Today, when I was digging into the mess I call my shelf, I came across this old letter pad, one which I selected years back so carefully and excitedly taking hours deciding between two which I liked. It only has 3 or 4 pages now, the rest used up in my compulsive urge to write letters years back. Many of its pages were penned to my legendary pen-pal (I can write a book about him. I plan to write about him. But I so don’t know where to start.).some of them went to my parents and one even went to the Reynolds company, telling them that we all love their pens and their quality is failing ,so please do something (yeah, I was crazy, so were my pals at school.)

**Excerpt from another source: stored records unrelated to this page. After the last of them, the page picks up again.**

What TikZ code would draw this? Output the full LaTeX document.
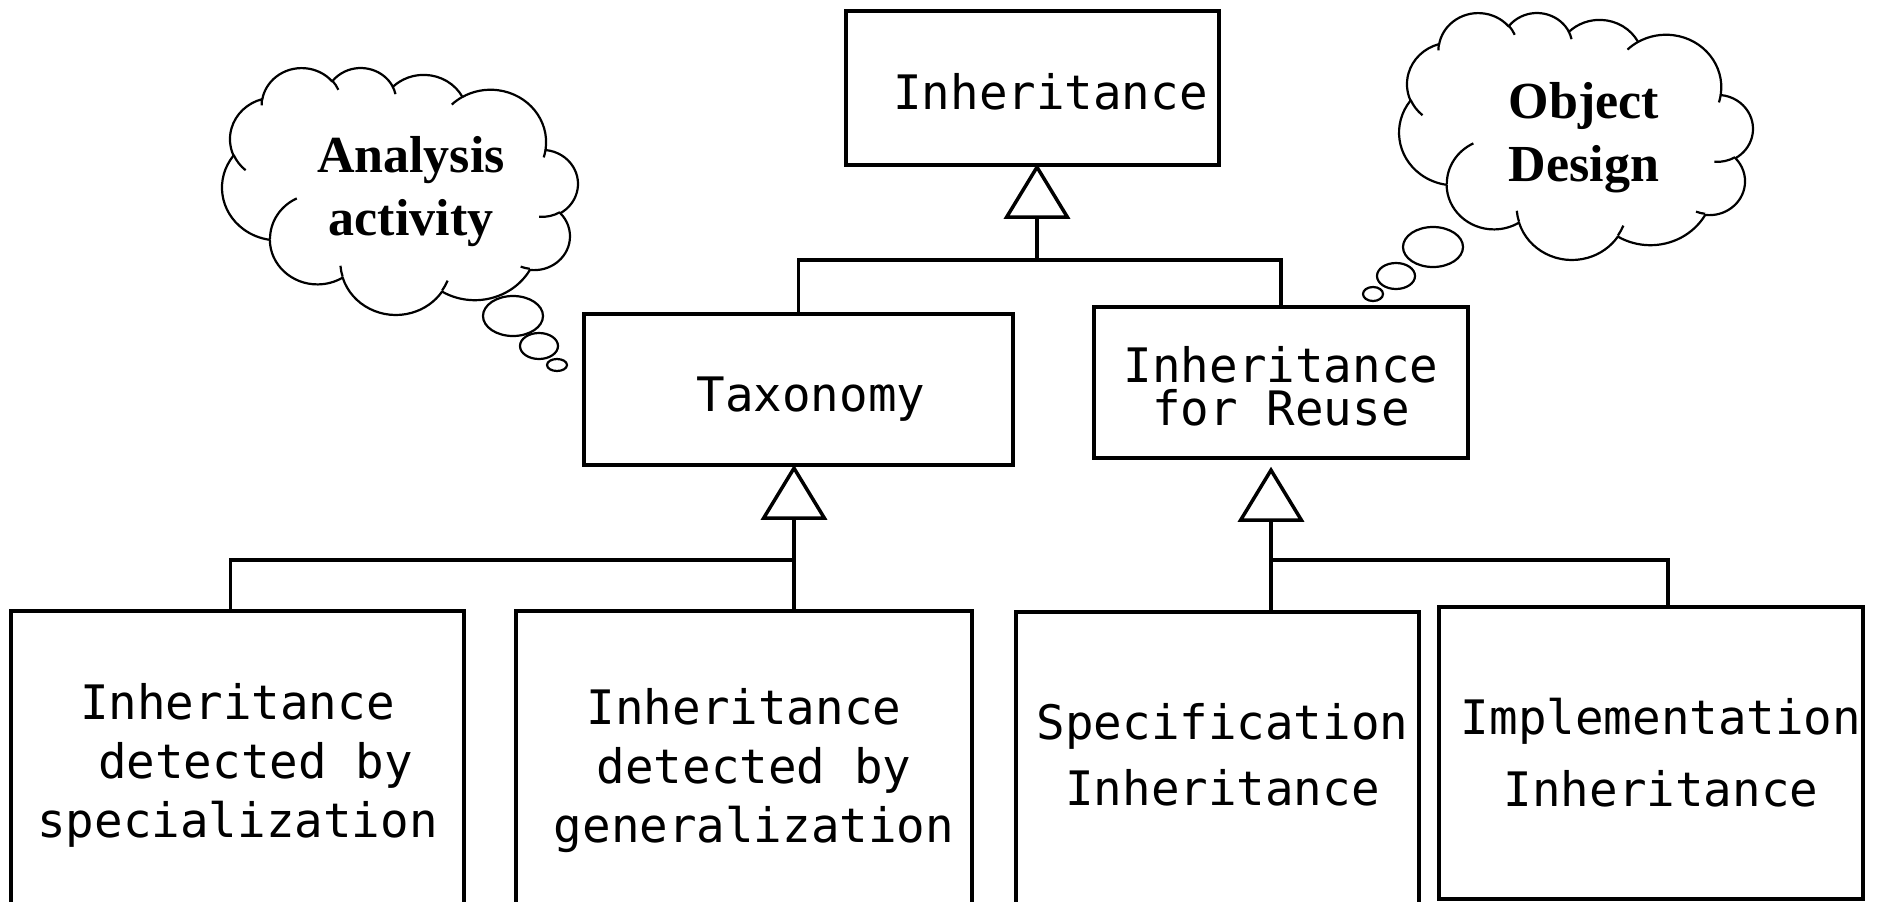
\documentclass[tikz,border=0pt]{standalone}
\usepackage{fontspec}
\newfontfamily\monof{DejaVu Sans Mono}
\newfontfamily\serifb{Liberation Serif}
\usetikzlibrary{arrows.meta}
\tikzset{
  officecloud/.pic={
    \draw[line width=2.2pt, line join=round] (390,1437)
      arc[start angle=-187.747, delta angle=128.112, x radius=675.3, y radius=919]
      arc[start angle=-152.026, delta angle=106.602, x radius=533.3, y radius=726.7]
      arc[start angle=-153.487, delta angle=116.158, x radius=436.5, y radius=594.5]
      arc[start angle=-139.693, delta angle=129.482, x radius=485.7, y radius=659.5]
      arc[start angle=-74.768, delta angle=97.980, x radius=533.3, y radius=727.3]
      arc[start angle=-37.534, delta angle=119.396, x radius=677.5, y radius=922]
      arc[start angle=0.4596, delta angle=121.52, x radius=578.5, y radius=786.7]
      arc[start angle=16.845, delta angle=129.406, x radius=675.2, y radius=921.5]
      arc[start angle=58.985, delta angle=91.209, x radius=772, y radius=1054.3]
      arc[start angle=83.306, delta angle=139.826, x radius=436, y radius=591.8]
      arc[start angle=120.353, delta angle=143.760, x radius=434.5, y radius=594.5]
      -- cycle;
    \draw[line width=2.2pt]
      (469.3,2617.7) arc[start angle=85.547, delta angle=34.806, x radius=434.5, y radius=594.5]
      (692.8,3489.9) arc[start angle=68.236, delta angle=15.07, x radius=436, y radius=591.8]
      (1647.8,3909) arc[start angle=146.251, delta angle=12.22, x radius=675.2, y radius=921.5]
      (2882.7,3475.1) arc[start angle=4.738, delta angle=12.107, x radius=675.2, y radius=921.5]
      (3412.9,2295.4) arc[start angle=-64.027, delta angle=64.487, x radius=578.5, y radius=786.7]
      (4179.8,1535.4) arc[start angle=23.212, delta angle=26.412, x radius=533.3, y radius=727.3]
      (3832.4,542.6) arc[start angle=-10.211, delta angle=11.032, x radius=485.7, y radius=659.5]
      (2907.8,395.2) arc[start angle=-156.287, delta angle=16.594, x radius=485.7, y radius=659.5]
      (2214.1,472) arc[start angle=-167.727, delta angle=14.24, x radius=436.5, y radius=594.5]
      (1400,519.2) arc[start angle=-59.635, delta angle=13.893, x radius=675.3, y radius=919]
      (412.7,1578.9) arc[start angle=163.194, delta angle=9.059, x radius=675.3, y radius=919];
  }
}
\begin{document}
\begin{tikzpicture}[x=1pt,y=-1pt,
  box/.style={draw, line width=3.5pt, inner sep=0pt},
  boxtext/.style={inner sep=0pt, align=center, font=\monof\fontsize{47.5}{59}\selectfont},
  conn/.style={line width=3.5pt},
  gen/.style={conn, -{Triangle[open, length=55pt, width=66pt, line width=3.5pt]}},
  thoughttext/.style={align=center, inner sep=0pt, font=\serifb\bfseries\fontsize{52}{63}\selectfont},
  bubble/.style={line width=2.2pt}]
\useasboundingbox (0,0) rectangle (1879,902);
\clip (0,0) rectangle (1879,902);

% boxes
\node[box, minimum width=373pt, minimum height=154pt] (inh) at (1032.5,88) {};
\node[boxtext] (inht) at (1050.5,91.6) {Inheritance};
\node[box, minimum width=429pt, minimum height=151pt] (tax) at (798.5,389.5) {};
\node[boxtext] (taxt) at (811,399.5) {Taxonomy};
\node[box, minimum width=374pt, minimum height=151pt] (reuse) at (1281,382.5) {};
\node[boxtext, font=\monof\fontsize{47.5}{43}\selectfont] (reuset) at (1281,386) {Inheritance\\for Reuse};
\node[box, minimum width=453pt, minimum height=304pt] (b1) at (237.5,763) {};
\node[boxtext] (b1t) at (237.5,765.5) {Inheritance\\\hspace*{36pt}detected by\\specialization};
\node[box, minimum width=456pt, minimum height=312pt] (b2) at (744,767) {};
\node[boxtext] (b2t) at (744,770.6) {Inheritance\\\hspace*{20pt}detected by\\\hspace*{20pt}generalization};
\node[box, minimum width=403pt, minimum height=310pt] (b3) at (1217.5,767) {};
\node[boxtext, font=\monof\fontsize{47.5}{66}\selectfont] (b3t) at (1222.5,755) {Specification\\Inheritance};
\node[box, minimum width=424pt, minimum height=292pt] (b4) at (1651,753) {};
\node[boxtext, font=\monof\fontsize{47.5}{72}\selectfont] (b4t) at (1651,753) {\hspace*{20pt}Implementation\\\hspace*{20pt}Inheritance};

% generalization connectors
\coordinate (j1) at (1037,260);
\draw[conn] (tax.north) |- (j1) -| (reuse.north);
\draw[gen, shorten >=-3pt] (j1) -- (inh.south -| j1);

\coordinate (j2) at (794,560);
\draw[conn] ([xshift=-7pt]b1.north) |- (j2);
\draw[gen, shorten >=-2pt] (b2.north -| j2) -- (tax.south -| j2);

\coordinate (j3) at (1271,560);
\draw[gen, shorten >=7pt] (b3.north -| j3) -- (reuse.south -| j3);
\draw[conn] (j3) -| ([xshift=17pt]b4.north);

% thought clouds (mirrored cloud outline)
\begin{scope}[shift={(577.7,67.2)}, x=-0.0823pt, y=-0.05715pt]
  \pic {officecloud};
\end{scope}
\node[thoughttext] (c1t) at (411,192) {Analysis\\activity};
\draw[bubble] (513,316) ellipse [x radius=30, y radius=20];
\draw[bubble] (539,346) ellipse [x radius=19, y radius=13];
\draw[bubble] (557,365) ellipse [x radius=10, y radius=6];

\begin{scope}[shift={(1752.7,12.2)}, x=-0.08184pt, y=-0.05715pt]
  \pic {officecloud};
\end{scope}
\node[thoughttext] (c2t) at (1584,138) {Object\\Design};
\draw[bubble] (1433,247) ellipse [x radius=30, y radius=20];
\draw[bubble] (1396,276) ellipse [x radius=19, y radius=13];
\draw[bubble] (1373,294) ellipse [x radius=10, y radius=7];
\end{tikzpicture}
\end{document}
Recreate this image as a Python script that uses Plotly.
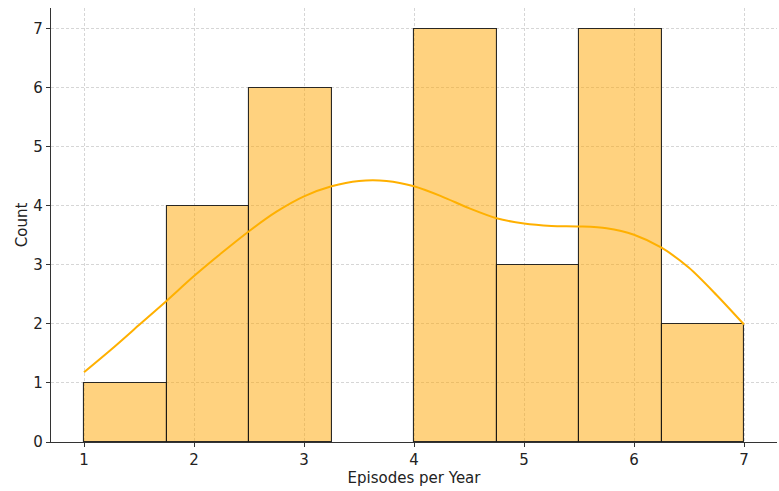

Why no one writes letters any more?(if someone is out there, who does , sorry buddy, this excludes you and cheers, keep it up!) Now every one is into texts, emails and IMs. Post is all about business, periodicals and greeting card now. Nothing personal attached. But weren’t letters 'the thing'? The ones you read when you sat alone in rainy afternoons, the ones you accidentally found in a book and look through quickly and smiled, or the stalk of them you keep hidden in a box, received from a very cherished lover. The ones which evoked silly smiles and random laughs and tears of long gone love and unkempt promises. The ones which, when you inspect the handwriting, you see the anger jabs, the string of dots of love and hand drawn smilies. Then there is a whole world of NBs,PSs, endearments, small pieces of tissue papers(which we used to put in inlands as they are super-light and so, undetectable.),the 'read this in a mirror' notes, the crazy nicknames in the from space in cover, the open with a smile note which actually makes you smile…..
Now when I see the things listed, I am getting all sad. I mean, I used to have all these things and I never realized how much I missed it. The email can never bring the nostalgia a letter brings. The faint scent, fading words, the handwriting which makes us feel near to the person with whom it belonged to. The extend of which I once saw in a letter, the two or three words written by a 2 year old boy to his mother months before he died. It's been 25 years since and his mother still keeps the letter. It’s all faded and threatening to tear up, but every time she comes across it, she cries. She has hundreds of long letters from her two other children and nothing values up to this one. How do I know this? The mother is my mom too and the boy was my elder brother.